Another question I always love to ask colleagues is who they consider to be significant influences on their work and teaching. Here, Nora referred me to a print she keeps in her office, a representation of the “Uprising of the 20,000” by the artist Ricardo Levins Morales. The “20,000” were low-wage, immigrant women working in the garment industry on New York’s Lower East Side during the first part of the twentieth century. What Nora appreciates about the photo is how it represents not only a labor strike, but one that emphasizes the role of education in class consciousness and social change. When these women came together to organize to improve labor conditions, the first thing they did was organize classes, “because they felt education was the most important thing for change-making: English classes, language classes, political theory.” Nora first learned about this movement in the context of her bat mitzvah, when, at a secular humanist congregation in Ann Arbor, Michigan, she had to write papers on important women in Jewish history. The book Common Sense and a Little Fire: Women and Working-Class Politics in the United States, 1900-1965, by Annelise Orleck, documents the history of the 20,000. It was in the context of this book—which was given to her by her mother—that she came to see “how education and activism can work hand and hand to create more stable, livable lives.” A fundamental principle that emerges from this example, for Nora, is that “we all have ways to be teachers and learners.”

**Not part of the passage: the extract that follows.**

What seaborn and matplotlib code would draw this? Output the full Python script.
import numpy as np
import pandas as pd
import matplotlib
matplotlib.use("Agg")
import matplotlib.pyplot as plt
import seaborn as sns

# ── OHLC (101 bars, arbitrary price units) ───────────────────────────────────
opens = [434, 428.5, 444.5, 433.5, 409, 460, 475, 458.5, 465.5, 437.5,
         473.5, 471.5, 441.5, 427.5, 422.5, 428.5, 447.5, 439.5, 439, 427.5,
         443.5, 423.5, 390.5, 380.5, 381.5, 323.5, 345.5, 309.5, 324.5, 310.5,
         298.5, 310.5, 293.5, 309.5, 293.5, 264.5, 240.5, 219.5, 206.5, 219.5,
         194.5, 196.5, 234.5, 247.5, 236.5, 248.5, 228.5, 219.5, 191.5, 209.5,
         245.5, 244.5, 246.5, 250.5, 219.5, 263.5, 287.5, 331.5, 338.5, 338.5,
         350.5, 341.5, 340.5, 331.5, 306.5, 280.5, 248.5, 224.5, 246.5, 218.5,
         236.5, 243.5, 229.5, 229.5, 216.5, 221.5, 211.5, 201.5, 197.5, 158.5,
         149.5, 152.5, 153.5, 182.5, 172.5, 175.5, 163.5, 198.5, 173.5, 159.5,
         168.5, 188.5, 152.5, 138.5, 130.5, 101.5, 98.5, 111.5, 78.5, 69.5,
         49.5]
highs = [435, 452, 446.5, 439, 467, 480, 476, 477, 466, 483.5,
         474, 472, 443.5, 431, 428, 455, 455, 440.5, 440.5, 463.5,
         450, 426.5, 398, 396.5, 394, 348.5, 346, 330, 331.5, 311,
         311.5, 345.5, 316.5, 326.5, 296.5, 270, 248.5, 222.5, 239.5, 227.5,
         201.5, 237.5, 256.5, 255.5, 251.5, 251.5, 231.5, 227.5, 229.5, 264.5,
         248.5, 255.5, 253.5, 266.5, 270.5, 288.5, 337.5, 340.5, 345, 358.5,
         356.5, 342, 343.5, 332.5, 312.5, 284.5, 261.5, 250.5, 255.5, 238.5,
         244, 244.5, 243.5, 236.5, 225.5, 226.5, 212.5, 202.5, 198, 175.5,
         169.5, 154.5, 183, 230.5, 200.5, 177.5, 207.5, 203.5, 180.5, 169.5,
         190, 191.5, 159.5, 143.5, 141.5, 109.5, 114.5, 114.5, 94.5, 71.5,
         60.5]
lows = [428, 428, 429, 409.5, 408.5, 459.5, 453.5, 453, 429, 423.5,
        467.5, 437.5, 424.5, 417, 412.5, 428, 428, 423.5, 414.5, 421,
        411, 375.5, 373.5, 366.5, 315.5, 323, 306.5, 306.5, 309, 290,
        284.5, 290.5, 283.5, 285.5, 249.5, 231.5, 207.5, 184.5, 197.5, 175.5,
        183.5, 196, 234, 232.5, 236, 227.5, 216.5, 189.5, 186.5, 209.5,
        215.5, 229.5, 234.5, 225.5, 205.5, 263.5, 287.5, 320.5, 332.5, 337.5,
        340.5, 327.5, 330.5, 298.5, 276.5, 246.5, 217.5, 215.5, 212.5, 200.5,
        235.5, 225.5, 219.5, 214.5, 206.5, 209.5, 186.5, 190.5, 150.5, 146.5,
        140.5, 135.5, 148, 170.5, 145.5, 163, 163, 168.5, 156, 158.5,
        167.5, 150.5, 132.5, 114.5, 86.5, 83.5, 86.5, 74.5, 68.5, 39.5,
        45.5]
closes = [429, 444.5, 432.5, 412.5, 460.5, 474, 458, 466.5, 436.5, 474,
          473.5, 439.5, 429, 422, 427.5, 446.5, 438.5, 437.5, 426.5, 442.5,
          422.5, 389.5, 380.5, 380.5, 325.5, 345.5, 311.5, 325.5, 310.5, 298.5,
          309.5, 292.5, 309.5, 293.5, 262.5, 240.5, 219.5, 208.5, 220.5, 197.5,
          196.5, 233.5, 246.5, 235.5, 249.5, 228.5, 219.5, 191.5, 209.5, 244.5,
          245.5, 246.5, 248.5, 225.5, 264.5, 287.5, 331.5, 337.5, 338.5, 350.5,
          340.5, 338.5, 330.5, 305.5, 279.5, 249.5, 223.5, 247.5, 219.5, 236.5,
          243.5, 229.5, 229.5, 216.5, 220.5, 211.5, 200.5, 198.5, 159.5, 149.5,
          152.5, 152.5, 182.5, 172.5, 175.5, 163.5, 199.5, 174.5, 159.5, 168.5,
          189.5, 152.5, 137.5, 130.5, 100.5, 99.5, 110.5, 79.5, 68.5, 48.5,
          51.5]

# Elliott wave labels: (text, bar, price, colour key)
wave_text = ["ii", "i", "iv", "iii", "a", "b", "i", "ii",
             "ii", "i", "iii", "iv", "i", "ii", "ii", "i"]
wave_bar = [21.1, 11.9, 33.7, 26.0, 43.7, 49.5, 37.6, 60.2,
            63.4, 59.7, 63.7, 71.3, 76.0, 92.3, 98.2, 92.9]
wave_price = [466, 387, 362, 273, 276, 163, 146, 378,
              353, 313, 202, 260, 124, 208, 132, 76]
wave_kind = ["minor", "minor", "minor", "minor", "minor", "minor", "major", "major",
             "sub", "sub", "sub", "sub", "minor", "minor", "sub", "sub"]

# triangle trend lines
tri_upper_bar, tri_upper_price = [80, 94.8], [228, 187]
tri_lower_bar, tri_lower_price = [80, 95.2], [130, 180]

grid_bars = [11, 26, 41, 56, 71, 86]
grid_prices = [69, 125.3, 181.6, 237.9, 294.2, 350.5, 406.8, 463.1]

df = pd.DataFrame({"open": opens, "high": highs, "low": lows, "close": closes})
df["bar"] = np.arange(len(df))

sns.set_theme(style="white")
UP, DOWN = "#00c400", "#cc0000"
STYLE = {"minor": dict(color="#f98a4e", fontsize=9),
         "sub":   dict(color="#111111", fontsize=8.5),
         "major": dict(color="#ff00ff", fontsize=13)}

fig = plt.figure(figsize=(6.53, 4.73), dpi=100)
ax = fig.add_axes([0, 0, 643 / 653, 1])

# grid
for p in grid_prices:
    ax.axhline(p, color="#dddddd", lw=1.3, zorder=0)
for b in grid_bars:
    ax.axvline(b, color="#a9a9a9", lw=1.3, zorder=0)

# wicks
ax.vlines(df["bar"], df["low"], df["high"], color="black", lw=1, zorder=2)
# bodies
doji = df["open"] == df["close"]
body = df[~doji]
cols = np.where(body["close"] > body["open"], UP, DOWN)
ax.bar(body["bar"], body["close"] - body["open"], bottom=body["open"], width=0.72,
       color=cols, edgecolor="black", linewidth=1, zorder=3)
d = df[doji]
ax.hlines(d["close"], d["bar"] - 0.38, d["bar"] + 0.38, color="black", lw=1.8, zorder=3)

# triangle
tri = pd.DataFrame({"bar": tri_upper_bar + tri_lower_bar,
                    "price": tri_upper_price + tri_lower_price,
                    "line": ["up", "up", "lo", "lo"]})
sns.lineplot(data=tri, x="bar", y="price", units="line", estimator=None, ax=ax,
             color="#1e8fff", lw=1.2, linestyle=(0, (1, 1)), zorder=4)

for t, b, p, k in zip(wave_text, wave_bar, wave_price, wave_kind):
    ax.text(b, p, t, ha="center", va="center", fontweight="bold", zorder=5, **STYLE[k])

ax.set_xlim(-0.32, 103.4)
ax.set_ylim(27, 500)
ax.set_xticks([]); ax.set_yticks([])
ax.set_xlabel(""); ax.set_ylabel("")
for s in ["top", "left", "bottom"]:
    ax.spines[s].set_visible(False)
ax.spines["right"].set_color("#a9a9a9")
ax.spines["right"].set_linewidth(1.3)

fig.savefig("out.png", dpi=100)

It’s hard to imagine a more apt image to decorate the wall of Nora’s office, where, if you walk by, you can sometimes observe her crocheting through the window in her rare free moments waiting for students to come by for office hours. And I was unsurprised to learn that Nora’s hobby interests in crocheting and embroidery also have a further historical dimension. Explaining what she does in her spare time at home, “After 8:00PM every night I can be found embroidering a copy of a fifteenth-century tapestry.” This tapestry—a replica of one of the Flemish Lady and the Unicorn series—is Nora’s other major work in progress, and it has been a mainstay of her sanity since 2015. Allow me to leave you with the description of this labor, this commitment, from Nora herself, which I believe captures our colleague and her diligence: “I’ve been working on it longer than it takes to complete a dissertation, longer than the time it takes to create a child. I’m still one year out.”